Говорят, перед смертью вспоминается живо и ясно вся жизнь, рисуются мельчайшие подробности, больно чувствуются давно, кажется, зажившие раны, давно заглаженные унижения. Перед смертью, — когда некогда жить, когда невозможно работать, когда машинальная, засасывающая деятельность, ежедневная забота — уже не поглощает ума. Воспоминания — жалкий недуг старости, — отчего же я болел им, я, едва начинающий жить юноша? Ответ готов — да, это приближение смерти, это ее холодное дыхание, которое замораживает кровь в моих жилах и заставляет бессильно опускаться мои руки. Но я, умирая, оставляя после себя темную судьбу дорогих мне лиц, страшное дело — не чувствую себя несчастным. Я знаю, это холодное равнодушие смерти, — и спокойная дремота моего ума пробуждается… лишь болезненными картинами далекого прошлого. Вот они встают предо мною, потом и кровью народной написанные картины, вот они проходят пред мною — цветущие юноши и седые старцы, равно униженные и изувеч<енные> — и давно истлевающие в могилах. Это — мои предки.
Прежде, когда сын бедного ремесленника еще не пережил этой загробной жизни, — моя жизнь мучила и терзала меня. Зачем? Зачем? спрашивал я себя, когда наваливалось на меня еще какое-нибудь тяжелое бремя. Зачем это? восклицал я, просыпаясь ночью, — и холодный мрак, и разгоряченное сердце, и незрелый утомленный ум ничего не отвечали мне. И я всматривался в жизнь и допрашивал ее: зачем? И она не давала мне ответа.
Я спрашивал у людей и у книг, у себя и у природы — и не находил ответа. И я страдал. — А машина жизни давила и давила меня, все глубже и глубже вдавливала мою впалую грудь, все слабее и слабее делала мои мускулы, болезненно искажала и уродовала меня — и я шел бессильный и измученный. И когда я садился отдыхать на камне пыльной дороги, под палящими лучами солнца, когда томимый бессонницей я ворочался на жесткой постели — они, мои предки, один за другим приходили ко мне.

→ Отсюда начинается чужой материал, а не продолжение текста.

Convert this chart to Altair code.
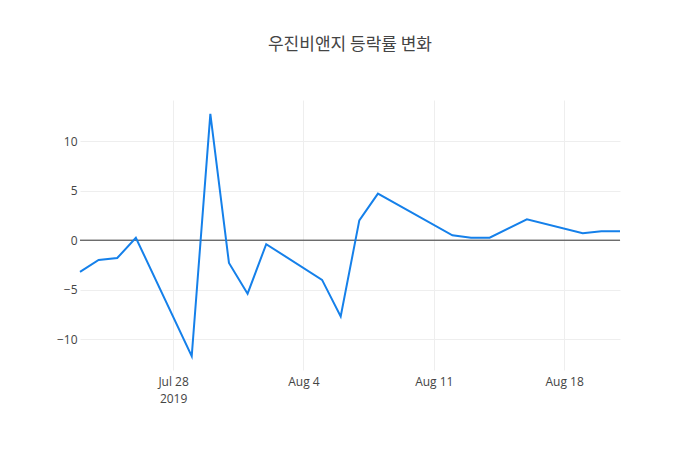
import altair as alt
import pandas as pd

dates = ["2019-07-23", "2019-07-24", "2019-07-25", "2019-07-26", "2019-07-29",
         "2019-07-30", "2019-07-31", "2019-08-01", "2019-08-02", "2019-08-05",
         "2019-08-06", "2019-08-07", "2019-08-08", "2019-08-12", "2019-08-13",
         "2019-08-14", "2019-08-16", "2019-08-19", "2019-08-20", "2019-08-21"]
rates = [-3.2, -2.0, -1.8, 0.25, -11.7,
         12.75, -2.3, -5.4, -0.4, -4.0,
         -7.7, 2.0, 4.7, 0.5, 0.25,
         0.25, 2.1, 0.7, 0.9, 0.9]
title_text = "우진비앤지 등락률 변화"
y_ticks = [-10, -5, 0, 5, 10]

df = pd.DataFrame({"date": dates, "rate": rates})

font = "Open Sans"
x_scale = alt.Scale(type="utc",
                    domain=[alt.DateTime(year=2019, month=7, date=23, utc=True),
                            alt.DateTime(year=2019, month=8, date=21, utc=True)])
y_scale = alt.Scale(domain=[-13.1, 14.15], nice=False, zero=False)

x_ticks = [alt.DateTime(year=2019, month=7, date=28, utc=True),
           alt.DateTime(year=2019, month=8, date=4, utc=True),
           alt.DateTime(year=2019, month=8, date=11, utc=True),
           alt.DateTime(year=2019, month=8, date=18, utc=True)]

line = alt.Chart(df).mark_line(color="#1580ea", strokeWidth=2).encode(
    x=alt.X("date:T", scale=x_scale, title=None,
            axis=alt.Axis(values=x_ticks, grid=True, gridColor="#eeeeee",
                          domain=False, ticks=False, labelPadding=6,
                          labelFontSize=12, labelColor="#444444", labelFont=font,
                          labelLineHeight=17,
                          labelExpr="utcdate(datum.value)==28 && utcmonth(datum.value)==6 ? ['Jul 28','2019'] : utcFormat(datum.value, '%b %-d')")),
    y=alt.Y("rate:Q", scale=y_scale, title=None,
            axis=alt.Axis(values=y_ticks, grid=True, gridColor="#eeeeee",
                          domain=False, ticks=False, labelPadding=3,
                          labelFontSize=12, labelColor="#444444", labelFont=font,
                          labelExpr="replace(format(datum.value, 'd'), '-', '\u2212')")),
)

zero = alt.Chart(pd.DataFrame({"y": [0]})).mark_rule(color="#333333", strokeWidth=1).encode(
    y=alt.Y("y:Q", scale=y_scale)
)

chart = alt.layer(zero, line).properties(
    width=540, height=270,
    background="white",
    title=alt.TitleParams(title_text, font="Noto Sans CJK KR", fontSize=17,
                          fontWeight="normal", color="#444444", offset=46,
                          anchor="middle"),
    autosize=alt.AutoSizeParams(type="none"),
    padding={"left": 72, "top": 92, "right": 64, "bottom": 64},
).configure_view(strokeWidth=0)

chart.save("out.html", embed_options={"renderer": "svg", "actions": False})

Дни шли за днями, однообразно сменялись годы, из мрака прошлого все ярче и ярче выступали их фигуры — и, наконец, полная смысла и значения, встала передо мною длинная цепь ужасных призраков. Были ли то галлюцинации или что иное, не знаю. Я их видел, я жил с ними, я перестрадал их страдания, вытерпел их позор, и часто ночная темнота оглашалася моими стонами, когда казалося мне, что лежу я, измученный и окровавлен<ный>, умираю и молюсь за своего мучителя. Я пережил эту народную рану, я дошел до ее мельчания и распадения, и уже во мраке будущего увидел я ее возрождение.